A Revised Understanding

The oath preserves the self but, applied rigidly, can destroy the encounter that gives ethics meaning. A framework that honors both self-sovereignty and relational ethics might read:

"I swear by my life and my love of it that I will honor and preserve my own existence and integrity, and I will not demand another erase theirs for me. Yet when I meet another, I will recognize, respect, trust, and care, acknowledging that our lives are bound together in that encounter."

This captures the tension I was trying to resolve: How do you maintain absolute commitment to your own integrity while remaining open to the genuine encounter that creates ethical obligation?

Addressing Common Objections

"This Is Just Sophisticated Selfishness"

The framework starts with self-sovereignty but doesn't end there. Recognition of the other as equally autonomous creates genuine reciprocal obligation. You can't authentically practice these behaviors while treating others as objects for your use.

"What About Justice and Fairness?"

Justice emerges from consistently applying the five behaviors across all relationships, especially when power is unequal.
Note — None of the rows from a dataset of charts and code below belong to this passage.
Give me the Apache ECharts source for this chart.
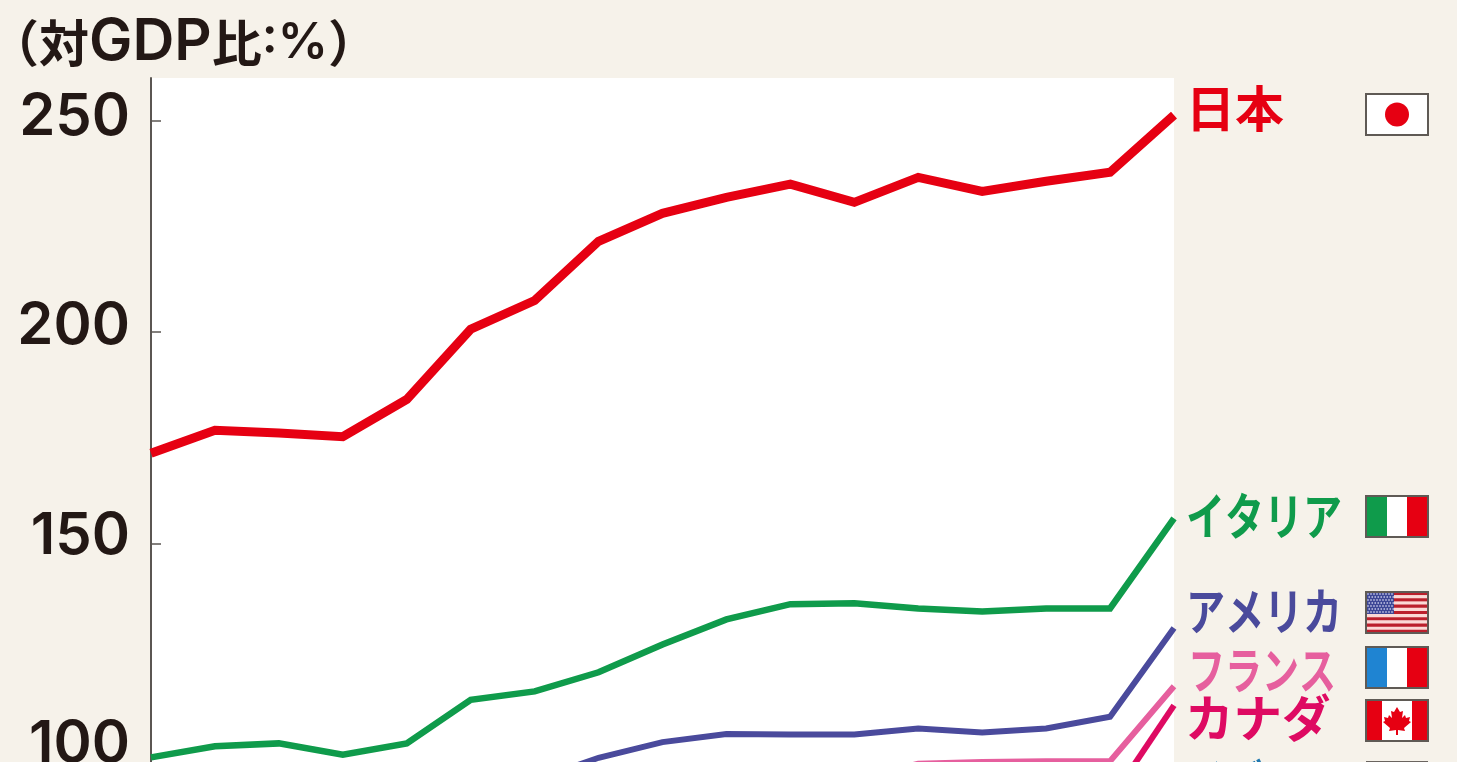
<!DOCTYPE html>
<html>
<head>
<meta charset="utf-8">
<style>html,body{margin:0;padding:0;background:#f6f2ea;overflow:hidden}#c{width:1457px;height:762px}</style>
<script src="https://cdn.jsdelivr.net/npm/echarts@6/dist/echarts.min.js"></script>
</head>
<body>
<div id="c"></div>
<script>
const years = ['2004','2005','2006','2007','2008','2009','2010','2011','2012','2013','2014','2015','2016','2017','2018','2019','2020'];
const yTicks = [50, 100, 150, 200, 250];
const japan  = [171.3,176.7,176.1,175.2,184,200.6,207.4,221.4,228,231.8,234.9,230.6,236.5,233.2,235.6,237.7,251.2];
const italy  = [99.4,102,102.7,100,102.7,113,115,119.5,126.1,132,135.6,135.8,134.6,133.9,134.6,134.6,155.9];
const usa    = [null,null,null,null,null,null,94,99.3,103,104.9,104.8,104.8,106.2,105.3,106.2,109,130];
const france = [null,null,null,null,null,null,null,null,null,null,null,94,97.9,98.3,98.5,98.5,116.2];
const canada = [null,null,null,null,null,null,null,null,null,null,null,null,null,null,null,89.2,111.7];
const names  = ['日本','イタリア','アメリカ','フランス','カナダ'];
const lineColors = ['#e60012','#0f9b4b','#4a4a9c','#e65f9e','#de0a62'];
const ukLabel = 'イギリス';

const FONT = '"Noto Sans CJK JP"';
const BG = '#f6f2ea';
const axisColor = '#5b5652';

const mk = (name, data, color, width) => ({
  name, type: 'line', data, symbol: 'none', smooth: false,
  connectNulls: false, clip: true, silent: true, animation: false,
  lineStyle: { color, width, cap: 'butt', join: 'miter' }
});

const graphic = [];
const lab = (text, x, y, size, sx, fill) => graphic.push({
  type: 'text', x, y, scaleX: sx, silent: true,
  style: { text, fill, font: `700 ${size}px ${FONT}`, verticalAlign: 'middle', align: 'left' }
});
lab(names[0], 1186, 108, 49, 1, lineColors[0]);
lab(names[1], 1186, 515.5, 50, 0.78, lineColors[1]);
lab(names[2], 1186, 611, 50, 0.78, lineColors[2]);
lab(names[3], 1188, 670, 50, 0.74, lineColors[3]);
lab(names[4], 1185, 718, 50, 0.97, lineColors[4]);
lab(ukLabel, 1186, 783, 50, 0.78, '#1f78b0');

const FX = 1366, FW = 62, FH = 41;
const border = { stroke: '#5f5a55', lineWidth: 2 };
const rect = (x, y, w, h, fill) => graphic.push({ type: 'rect', silent: true, shape: { x, y, width: w, height: h }, style: { fill } });
const frame = (y) => graphic.push({ type: 'rect', silent: true, shape: { x: FX, y, width: FW, height: FH }, style: { fill: 'none', ...border } });

// Japan
rect(FX, 94, FW, FH, '#ffffff');
graphic.push({ type: 'circle', silent: true, shape: { cx: 1397, cy: 114.5, r: 12 }, style: { fill: '#e60012' } });
frame(94);
// Italy
rect(FX, 496, 21, FH, '#0f9b4b'); rect(FX + 21, 496, 20, FH, '#ffffff'); rect(FX + 41, 496, 21, FH, '#e60012');
frame(496);
// USA
for (let i = 0; i < 13; i++) {
  rect(FX, 592 + i * FH / 13, FW, FH / 13 + 0.2, i % 2 ? '#fbd9d6' : '#bb1f2c');
}
rect(FX, 592, 28, 22, '#3d4796');
for (let r = 0; r < 7; r++) for (let c = 0; c < 9; c++) {
  graphic.push({ type: 'circle', silent: true, shape: { cx: FX + 2 + c * 3 + (r % 2 ? 1.2 : 0), cy: 594 + r * 3, r: 0.8 }, style: { fill: '#eef' } });
}
frame(592);
// France
rect(FX, 647, 21, FH, '#1f84d2'); rect(FX + 21, 647, 20, FH, '#ffffff'); rect(FX + 41, 647, 21, FH, '#e60012');
frame(647);
// Canada
rect(FX, 700, 16, FH, '#e60012'); rect(FX + 16, 700, 30, FH, '#ffffff'); rect(FX + 46, 700, 16, FH, '#e60012');
graphic.push({ type: 'polygon', silent: true, shape: { points: [
  [1397,707],[1400,712],[1403,711],[1402,718],[1405,715],[1406,718],[1410,717],[1409,721],[1411,722],[1404,728],[1405,731],[1398,730],[1398,735],[1396,735],[1396,730],[1389,731],[1390,728],[1383,722],[1385,721],[1384,717],[1388,718],[1389,715],[1392,718],[1391,711],[1394,712]
] }, style: { fill: '#e60012' } });
frame(700);
// UK (only the top edge is in frame)
rect(FX, 761, FW, FH, '#6b6560');

const chart = echarts.init(document.getElementById('c'), null, { renderer: 'canvas' });
const num = { fontFamily: 'Inter', fontSize: 58, fontWeight: 600, color: '#231815' };
const richNum = {
  u50: { ...num },
  u100: { ...num, padding: [0, 0, 20, 0] },
  u150: { ...num, padding: [0, 0, 14, 0] },
  u200: { ...num, padding: [0, 0, 11, 0] },
  u250: { ...num, padding: [0, 0, 5, 0] }
};
chart.setOption({
  animation: false,
  backgroundColor: BG,
  title: {
    left: -16, top: 9,
    text: '{a|（対}{b|GDP}{a|比}{c|:%}{a|）}',
    textStyle: {
      fontWeight: 'normal',
      rich: {
        a: { fontFamily: FONT, fontSize: 50, fontWeight: 700, color: '#231815' },
        b: { fontFamily: 'Inter', fontSize: 58, fontWeight: 600, color: '#231815' },
        c: { fontFamily: 'Inter', fontSize: 50, fontWeight: 600, color: '#231815' }
      }
    }
  },
  grid: { left: 151, right: 283, top: 78, bottom: -204.3, show: true, backgroundColor: '#ffffff', borderWidth: 0, containLabel: false, outerBoundsMode: 'none' },
  xAxis: { type: 'category', data: years, boundaryGap: false, show: false },
  yAxis: {
    type: 'value', min: 50, max: 260, interval: 50,
    axisLine: { show: true, lineStyle: { color: axisColor, width: 2 } },
    axisTick: { show: true, inside: true, length: 10, lineStyle: { color: axisColor, width: 1.5 } },
    splitLine: { show: false },
    axisLabel: {
      margin: 21,
      showMaxLabel: false,
      formatter: v => yTicks.includes(v) ? `{u${v}|${v}}` : '',
      rich: richNum
    }
  },
  graphic,
  series: [
    mk(names[4], canada, lineColors[4], 6),
    mk(names[3], france, lineColors[3], 6),
    mk(names[2], usa, lineColors[2], 6),
    mk(names[1], italy, lineColors[1], 6.5),
    mk(names[0], japan, lineColors[0], 9)
  ]
});
</script>
</body>
</html>
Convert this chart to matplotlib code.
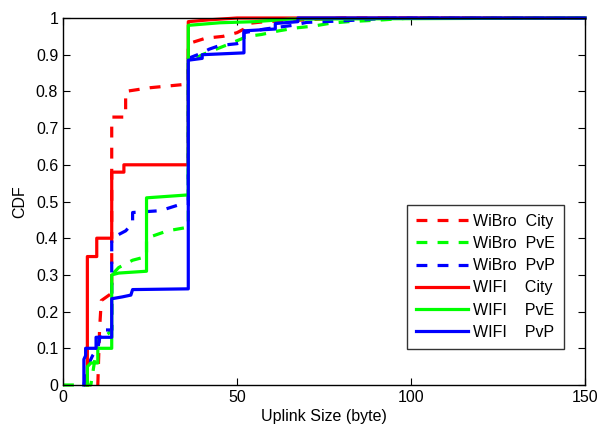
import matplotlib
matplotlib.use("Agg")
import matplotlib.pyplot as plt

plt.rcParams['font.family'] = ['Liberation Sans', 'DejaVu Sans']

# ---- data ----
wibro_city_x = [10, 10.5, 11, 14, 14, 18, 18, 25, 36, 36, 41, 46, 50, 52, 53, 58, 70, 80, 150]
wibro_city_y = [0, 0.15, 0.23, 0.25, 0.73, 0.73, 0.80, 0.81, 0.82, 0.93, 0.945, 0.95, 0.96, 0.97, 0.985, 0.99, 0.995, 1.0, 1.0]

wibro_pve_x = [0, 8, 10, 13, 14, 14, 16, 20, 24, 24, 30, 36, 36, 40, 48, 53, 57, 62, 67, 72, 77, 82, 92, 100, 150]
wibro_pve_y = [0, 0, 0.12, 0.14, 0.15, 0.30, 0.32, 0.34, 0.35, 0.40, 0.42, 0.43, 0.88, 0.90, 0.93, 0.95, 0.955, 0.965, 0.973, 0.978, 0.986, 0.99, 0.995, 1.0, 1.0]

wibro_pvp_x = [6, 7, 8.5, 10, 11, 14, 14, 18, 20, 20, 28, 33, 36, 36, 40, 42, 45, 50, 52, 52, 58, 62, 66, 70, 80, 95, 150]
wibro_pvp_y = [0, 0.05, 0.08, 0.10, 0.15, 0.15, 0.40, 0.42, 0.44, 0.47, 0.475, 0.49, 0.49, 0.89, 0.905, 0.915, 0.925, 0.93, 0.935, 0.96, 0.97, 0.975, 0.98, 0.988, 0.992, 1.0, 1.0]

wifi_city_x = [7, 7, 9.7, 9.7, 14, 14, 17.5, 17.5, 36, 36, 42, 50, 150]
wifi_city_y = [0, 0.35, 0.35, 0.40, 0.40, 0.58, 0.58, 0.60, 0.60, 0.99, 0.995, 1.0, 1.0]

wifi_pve_x = [7, 7, 8, 10, 10, 14, 14, 16, 24, 24, 36, 36, 45, 55, 65, 150]
wifi_pve_y = [0, 0.05, 0.06, 0.06, 0.10, 0.10, 0.30, 0.305, 0.31, 0.51, 0.518, 0.98, 0.987, 0.99, 0.997, 1.0]

wifi_pvp_x = [6, 6, 6.5, 6.5, 9.5, 9.5, 14, 14, 17, 19.5, 20, 36, 36, 40, 40, 52, 52, 61, 61, 67.5, 67.5, 150]
wifi_pvp_y = [0, 0.07, 0.08, 0.10, 0.10, 0.13, 0.13, 0.235, 0.24, 0.245, 0.26, 0.262, 0.885, 0.89, 0.90, 0.905, 0.965, 0.97, 0.985, 0.99, 1.0, 1.0]

labels = ["WiBro  City", "WiBro  PvE", "WiBro  PvP", "WIFI    City", "WIFI    PvE", "WIFI    PvP"]
x_ticks = [0, 50, 100, 150]
y_ticks = [0, 0.1, 0.2, 0.3, 0.4, 0.5, 0.6, 0.7, 0.8, 0.9, 1.0]
y_tick_labels = ["0", "0.1", "0.2", "0.3", "0.4", "0.5", "0.6", "0.7", "0.8", "0.9", "1"]

# ---- figure ----
fig = plt.figure(figsize=(5.98, 4.26), dpi=100)
ax = fig.add_axes([63/598, 1-385/426, (585-63)/598, (385-18)/426])

lw = 2.3
dash = (3.4, 3.2)
series = [
    (wibro_city_x, wibro_city_y, '#ff0000', True),
    (wibro_pve_x, wibro_pve_y, '#00ff00', True),
    (wibro_pvp_x, wibro_pvp_y, '#0000ff', True),
    (wifi_city_x, wifi_city_y, '#ff0000', False),
    (wifi_pve_x, wifi_pve_y, '#00ff00', False),
    (wifi_pvp_x, wifi_pvp_y, '#0000ff', False),
]
for (xs, ys, c, dashed), lab in zip(series, labels):
    if dashed:
        ax.plot(xs, ys, color=c, lw=lw, linestyle=(0, dash), label=lab, clip_on=False)
    else:
        ax.plot(xs, ys, color=c, lw=lw, linestyle='-', label=lab, clip_on=False)

ax.set_xlim(0, 150)
ax.set_ylim(0, 1)
ax.set_xticks(x_ticks)
ax.set_xticklabels([str(t) for t in x_ticks])
ax.set_yticks(y_ticks)
ax.set_yticklabels(y_tick_labels)
ax.tick_params(direction='in', top=True, right=True, labelsize=11.5, length=5, width=0.8)
for s in ax.spines.values():
    s.set_linewidth(1.0)
ax.set_xlabel("Uplink Size (byte)", fontsize=11.5, labelpad=3)
ax.set_ylabel("CDF", fontsize=11.5, labelpad=6)

leg = ax.legend(loc='upper left', bbox_to_anchor=((407-63)/522, (385-205)/367),
                fontsize=11.5, frameon=True, fancybox=False, edgecolor='black',
                handlelength=3.3, handletextpad=0.3, labelspacing=0.45,
                borderpad=0.55, borderaxespad=0)
leg.get_frame().set_linewidth(1.0)

fig.savefig("out.png", dpi=100)
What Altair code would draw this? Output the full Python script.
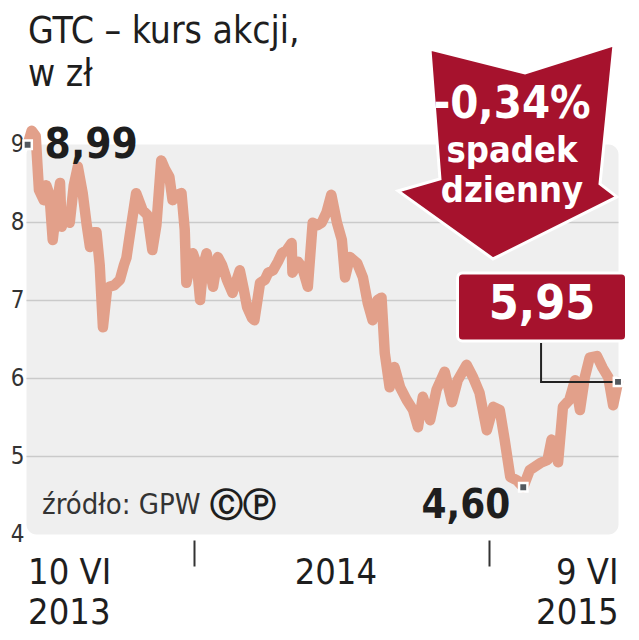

Fairness means creating conditions where recognition, attention, respect, trust, and care are possible for everyone involved.

"This Only Works Between Equals"

The behaviors scale up and down. A parent can practice all five with a child, adjusting for developmental capacity. A society can embed them in institutions. The core principle remains: see others as autonomous (or developing toward autonomy), listen to their signals, refrain from harm, build reliability, and invest in their flourishing.

Conclusion

Ethics isn't a set of rules to follow. It's a set of behaviors that emerge naturally when autonomous people choose to interact constructively. These behaviors create the foundation for everything else we value - dignity, justice, love, community, meaning.

The complexity of ethical life arises from applying these simple behaviors across different contexts, power relationships, and scales of organization. But the foundation remains constant: recognition, attention, respect, trust, and care in the space between us.